Do you remember the exact wording of the question?

• Dan Dunkel says:

It has been several years since I took the test, so I am not sure. From what I remember, it simply asked whether the reading showed the depth of the water, the depth under the transducer, or the depth under the keel. From my Tradewinds experience, I wanted to answer “it depends on who messed with the setting last”, but that wasn’t an option. I guessed “depth of the water”—wrong! It was one of those cases where knowing too much about the subject actually hurt.

4. Ron says:

I would imagine every boat has a different keel depth.
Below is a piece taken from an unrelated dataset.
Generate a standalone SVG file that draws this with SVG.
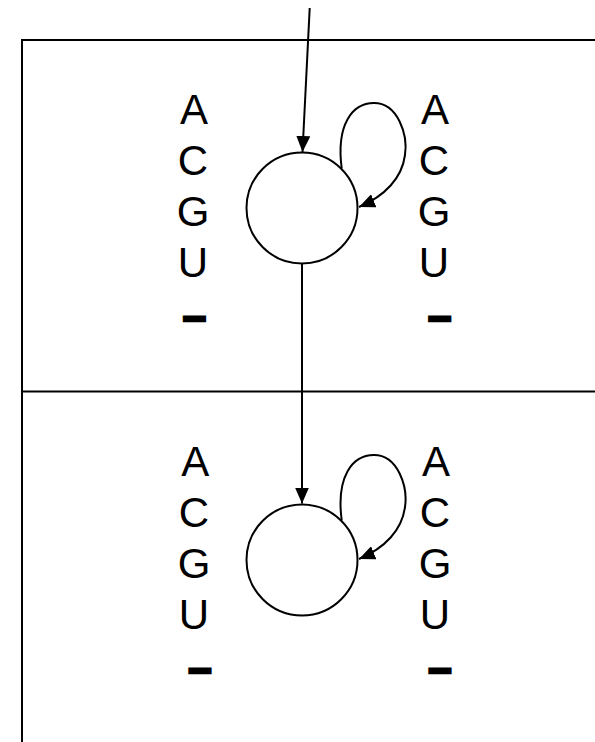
<svg xmlns="http://www.w3.org/2000/svg" width="595" height="742" viewBox="0 0 595 742">
<style>
.frame{stroke:#000;stroke-width:2;fill:none}
.edge{stroke:#000;stroke-width:2;fill:none}
.state{stroke:#000;stroke-width:2;fill:#fff}
.lbl{font-family:"Liberation Sans",Arial,sans-serif;font-size:42px;fill:#000;text-anchor:middle}
.dash{font-family:"Liberation Sans",Arial,sans-serif;font-size:42px;font-weight:bold;fill:#000;stroke:#000;stroke-width:2.5;text-anchor:middle}
</style>
<defs>
<marker id="arr" markerUnits="userSpaceOnUse" markerWidth="16" markerHeight="14" refX="16" refY="7" orient="auto">
<path d="M0,0 L16,7 L0,14 z" fill="#000"/>
</marker>
</defs>
<rect width="595" height="742" fill="#fff"/>
<g id="frame">
<path class="frame" d="M595,40 H22 V742 M22,391.5 H595"/>
</g>
<g id="labels-top">
<text class="lbl" x="194" y="124">A</text>
<text class="lbl" x="193" y="175">C</text>
<text class="lbl" x="193" y="226">G</text>
<text class="lbl" x="193" y="277">U</text>
<text class="dash" x="194.5" y="330">–</text>
<text class="lbl" x="435" y="124">A</text>
<text class="lbl" x="434" y="175">C</text>
<text class="lbl" x="434" y="226">G</text>
<text class="lbl" x="434" y="277">U</text>
<text class="dash" x="439.7" y="330">–</text>
</g>
<g id="labels-bottom">
<text class="lbl" x="195.3" y="476">A</text>
<text class="lbl" x="194" y="527">C</text>
<text class="lbl" x="194" y="578">G</text>
<text class="lbl" x="194" y="629">U</text>
<text class="dash" x="200" y="682">–</text>
<text class="lbl" x="436" y="476">A</text>
<text class="lbl" x="435" y="527">C</text>
<text class="lbl" x="435" y="578">G</text>
<text class="lbl" x="435" y="629">U</text>
<text class="dash" x="440" y="682">–</text>
</g>
<g id="state1">
<circle class="state" cx="302" cy="208" r="55.5"/>
</g>
<g id="state2">
<circle class="state" cx="302" cy="560" r="55.5"/>
</g>
<g id="connectors">
<path class="edge" d="M309.7,8 L302.5,152" marker-end="url(#arr)"/>
<path class="edge" d="M341.7,168.3 C336,125 352,103 374,103 C398,103 408,135 405,155 C402,178 385,196 359,207" marker-end="url(#arr)"/>
<path class="edge" d="M302,263.5 L302,503.5" marker-end="url(#arr)"/>
<path class="edge" d="M341.7,520.3 C336,477 352,455 374,455 C398,455 408,487 405,507 C402,530 385,548 359,559" marker-end="url(#arr)"/>
</g>
</svg>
Is that information available somewhere?

• TW-Matt says:

For Coast Guard Documented vessels, it’s on the document. Our fleet ranges from 4′ to 7′, so if you assume 7, you’ll be ok.

5. Tony Johnson says:

Good article, Matt. I’m with you on the setting at water level.
As to the Tradewinds solutions, painting the pilings is the easiest for the members. But it has the disadvantage of not being transferable to another situation. I teach the lead line in class and tell my students they may very well have to figure this out for themselves when chartering.

6. Rolf says:

Hello from Kiel,

thanks for this nice articel. For me the question: “What setting do you prefer?” is answererd very simple: Offset + 2 ! I always know the total depth of my baot, so it is easy for me to check.